Single-cell transcriptome sequencing (scRNA-Seq), which combines high-throughput single-cell extraction and sequencing capabilities, enables the transcriptome of large numbers of individual cells to be assayed efficiently. Profiling of gene expression at the single-cell level is crucial for addressing many biologically relevant questions, such as the investigation of rare cell types or primary cells (e.g., early development, where each of a small number of cells may have a distinct function) and the identification of subpopulations of cells from a larger heterogeneous population (e.g., discovering cell types in brain tissues). scRNA-Seq assays generate large datasets and involve inference for high-dimensional multivariate distributions with complex and unknown dependence structures among variables.
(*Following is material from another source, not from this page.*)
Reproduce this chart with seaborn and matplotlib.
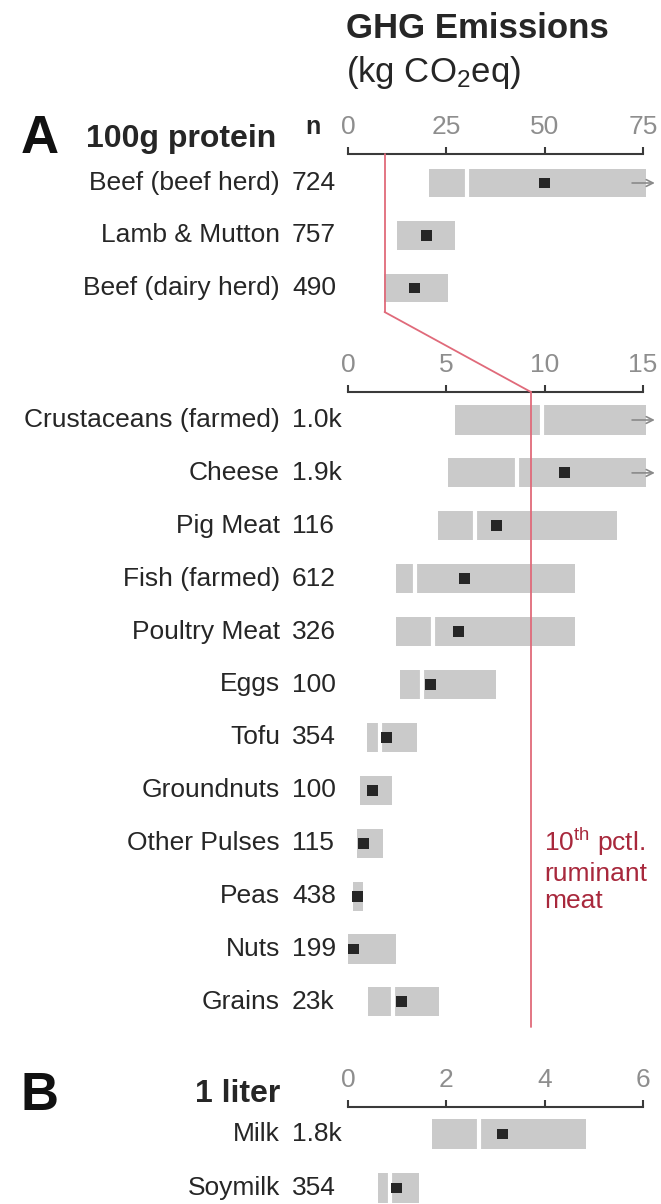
import numpy as np
import matplotlib
matplotlib.use("Agg")
import matplotlib.pyplot as plt
import seaborn as sns
from matplotlib.patches import ConnectionPatch

# ---------------- data ----------------
# Panel A, top (ruminant meats), kg CO2eq per 100 g protein
cats_a1 = ["Beef (beef herd)", "Lamb & Mutton", "Beef (dairy herd)"]
n_a1 = ["724", "757", "490"]
lo_a1 = [20.6, 12.4, 9.1]
hi_a1 = [75.8, 27.2, 25.4]
mean_a1 = [30.3, np.nan, np.nan]          # white gap (not visible where hidden)
med_a1 = [50.0, 20.0, 17.0]
beyond_a1 = [True, False, False]

# Panel A, bottom (other protein sources)
cats_a2 = ["Crustaceans (farmed)", "Cheese", "Pig Meat", "Fish (farmed)",
           "Poultry Meat", "Eggs", "Tofu", "Groundnuts", "Other Pulses",
           "Peas", "Nuts", "Grains"]
n_a2 = ["1.0k", "1.9k", "116", "612", "326", "100", "354", "100", "115",
        "438", "199", "23k"]
lo_a2 = [5.42, 5.06, 4.56, 2.46, 2.42, 2.64, 0.95, 0.61, 0.44, 0.27, 0.02, 1.03]
hi_a2 = [15.15, 15.15, 13.67, 11.53, 11.53, 7.50, 3.50, 2.22, 1.78, 0.74, 2.45, 4.61]
mean_a2 = [9.86, 8.59, 6.45, 3.39, 4.31, 3.75, 1.63, np.nan, np.nan, np.nan,
           np.nan, 2.31]
med_a2 = [np.nan, 10.99, 7.56, 5.91, 5.64, 4.18, 1.98, 1.26, 0.77, 0.48, 0.30, 2.74]
beyond_a2 = [True, True, False, False, False, False, False, False, False,
             False, False, False]

# Panel B, kg CO2eq per liter
cats_b = ["Milk", "Soymilk"]
n_b = ["1.8k", "354"]
lo_b = [1.70, 0.61]
hi_b = [4.84, 1.44]
mean_b = [2.67, 0.85]
med_b = [3.15, 0.99]
beyond_b = [False, False]

ticks_a1 = [0, 25, 50, 75]
ticks_a2 = [0, 5, 10, 15]
ticks_b = [0, 2, 4, 6]

threshold = 9.3  # 10th percentile ruminant meat

# ---------------- style ----------------
sns.set_theme(style="white")
plt.rcParams["font.family"] = ["Liberation Sans", "DejaVu Sans"]
plt.rcParams["mathtext.default"] = "regular"

W, H = 661, 1204
fig = plt.figure(figsize=(W / 100, H / 100), dpi=100)

BAR = "#cacaca"
DOT = "#262626"
TXT = "#262626"
TICKTXT = "#8e8e8e"
SPINE = "#3a3a3a"
RED_LINE = "#e06a7a"
RED_TXT = "#a8283c"
FS = 19

AX_L, AX_R = 348, 643


def make_axes(top_px, bottom_px):
    return fig.add_axes([AX_L / W, 1 - bottom_px / H, (AX_R - AX_L) / W,
                         (bottom_px - top_px) / H])


def panel(ax, cats, ns, lo, hi, mean, med, beyond, xmax, ticks,
          row0_px, step_px, top_px, bottom_px):
    y = np.arange(len(cats))
    lo = np.asarray(lo, float)
    hi = np.asarray(hi, float)
    h = 0.55
    ax.barh(y, hi - lo, left=lo, height=h, color=BAR, edgecolor="none",
            clip_on=False, zorder=1)
    ax.vlines(mean, y - h / 2, y + h / 2, colors="white", lw=3.0, zorder=2,
              clip_on=False)
    sns.scatterplot(x=med, y=y, marker="s", s=62, color=DOT, edgecolor="none",
                    ax=ax, zorder=3, legend=False, clip_on=False)
    for yi, b in zip(y, beyond):
        if b:
            ax.annotate("", xy=(xmax * 1.04, yi), xytext=(xmax * 0.963, yi),
                        arrowprops=dict(arrowstyle="->", color="#8a8a8a",
                                        lw=1.2, shrinkA=0, shrinkB=0),
                        annotation_clip=False, zorder=4)
    ax.set_xlim(0, xmax)
    ax.set_ylim((bottom_px - row0_px) / step_px, -(row0_px - top_px) / step_px)
    ax.set_xticks(ticks)
    ax.set_xticklabels([str(t) for t in ticks])
    ax.set_yticks([])
    ax.set_xlabel("")
    ax.set_ylabel("")
    ax.xaxis.tick_top()
    for s in ["left", "right", "bottom"]:
        ax.spines[s].set_visible(False)
    ax.spines["top"].set_visible(True)
    ax.spines["top"].set_color(SPINE)
    ax.spines["top"].set_linewidth(1.5)
    ax.tick_params(axis="x", direction="out", length=5, width=1.5,
                   color=SPINE, labelcolor=TICKTXT, labelsize=FS, pad=6,
                   top=True, bottom=False)
    ax.set_facecolor("none")
    tr = ax.get_yaxis_transform()
    span = AX_R - AX_L
    for yi, c, n in zip(y, cats, ns):
        ax.text((280 - AX_L) / span, yi, c, transform=tr, ha="right",
                va="center", fontsize=FS, color=TXT)
        ax.text((292 - AX_L) / span, yi, n, transform=tr, ha="left",
                va="center", fontsize=FS, color=TXT)


ax1 = make_axes(154, 312)
panel(ax1, cats_a1, n_a1, lo_a1, hi_a1, mean_a1, med_a1, beyond_a1, 75,
      ticks_a1, 183, 52.5, 154, 312)

ax2 = make_axes(392, 1027)
panel(ax2, cats_a2, n_a2, lo_a2, hi_a2, mean_a2, med_a2, beyond_a2, 15,
      ticks_a2, 420, 52.9, 392, 1027)

ax3 = make_axes(1107, 1204)
panel(ax3, cats_b, n_b, lo_b, hi_b, mean_b, med_b, beyond_b, 6,
      ticks_b, 1134, 54, 1107, 1204)

# threshold line spanning both parts of panel A
ax1.plot([threshold, threshold], [0, 1], transform=ax1.get_xaxis_transform(),
         color=RED_LINE, lw=1.3, clip_on=False, zorder=5)
ax2.plot([threshold, threshold], [0, 1], transform=ax2.get_xaxis_transform(),
         color=RED_LINE, lw=1.3, clip_on=False, zorder=5)
con = ConnectionPatch(xyA=(threshold, 0), coordsA=ax1.get_xaxis_transform(),
                      xyB=(threshold, 1), coordsB=ax2.get_xaxis_transform(),
                      color=RED_LINE, lw=1.3)
fig.add_artist(con)
ax2.text(threshold + 0.68, 8.5, "10$^{th}$ pctl.\nruminant\nmeat",
         ha="left", va="center", fontsize=FS, color=RED_TXT, linespacing=1.2)

# headers
fig.text(346 / W, 1 - 38 / H, "GHG Emissions", fontsize=25, fontweight="bold",
         color=TXT, ha="left", va="baseline")
fig.text(346 / W, 1 - 82 / H, "(kg CO$_2$eq)", fontsize=25, color=TXT,
         ha="left", va="baseline")
fig.text(21 / W, 1 - 153 / H, "A", fontsize=38, fontweight="bold", color="#111",
         ha="left", va="baseline")
fig.text(86 / W, 1 - 147 / H, "100g protein", fontsize=23, fontweight="bold",
         color=TXT, ha="left", va="baseline")
fig.text(305 / W, 1 - 134 / H, "n", fontsize=18, fontweight="bold", color=TXT,
         ha="left", va="baseline")
fig.text(21 / W, 1 - 1110 / H, "B", fontsize=38, fontweight="bold", color="#111",
         ha="left", va="baseline")
fig.text(280 / W, 1 - 1102 / H, "1 liter", fontsize=23, fontweight="bold",
         color=TXT, ha="right", va="baseline")

fig.savefig("out.png", dpi=100, facecolor="white")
I will discuss some of the statistical analysis issues that have arisen in the context of a collaboration funded by the Brain Research through Advancing Innovative Neurotechnologies (BRAIN) Initiative, with the aim of classifying neuronal cells in the mouse somatosensory cortex. These issues, ranging from so-called low-level to high-level analyses, include exploratory data analysis (EDA) for quality assessment/control (QA/QC) of scRNA-Seq reads, normalization to account for nuisance technical effects, cluster analysis to identify novel cell types, and differential expression analysis to derive gene expression signatures for the cell types.
Sandrine Dudoit is professor of biostatistics and statistics and chair of the graduate group in biostatistics at the University of California, Berkeley. Professor Dudoit's methodological research interests regard high-dimensional inference and include exploratory data analysis, visualization, loss-based estimation with cross-validation (e.g., density estimation, regression, model selection), and multiple hypothesis testing. Much of her methodological work is motivated by statistical inference questions arising in biological research and, in particular, the design and analysis of high-throughput microarray and sequencing gene expression experiments, for example, mRNA-Seq for transcriptome analysis and genome annotation and ChIP-Seq for DNA-protein interaction profiling (e.g., transcription factor binding). Her contributions include exploratory data analysis, normalization and expression quantitation, differential expression analysis, class discovery, prediction, integration of biological annotation metadata (e.g., gene ontology annotation). She is also interested in statistical computing and, in particular, reproducible research. She is a founding core developer of the Bioconductor Project, an open source and open development software project for the analysis of biomedical and genomic data.
Professor Dudoit is a coauthor of the book Multiple Testing Procedures with Applications to Genomics and a coeditor of the book Bioinformatics and Computational Biology Solutions Using R and Bioconductor. She is associate editor of three journals, including The Annals of Applied Statistics and IEEE/ACM Transactions on Computational Biology and Bioinformatics. Professor Dudoit was named fellow of the American Statistical Association in 2010 and elected member of the International Statistical Institute in 2014.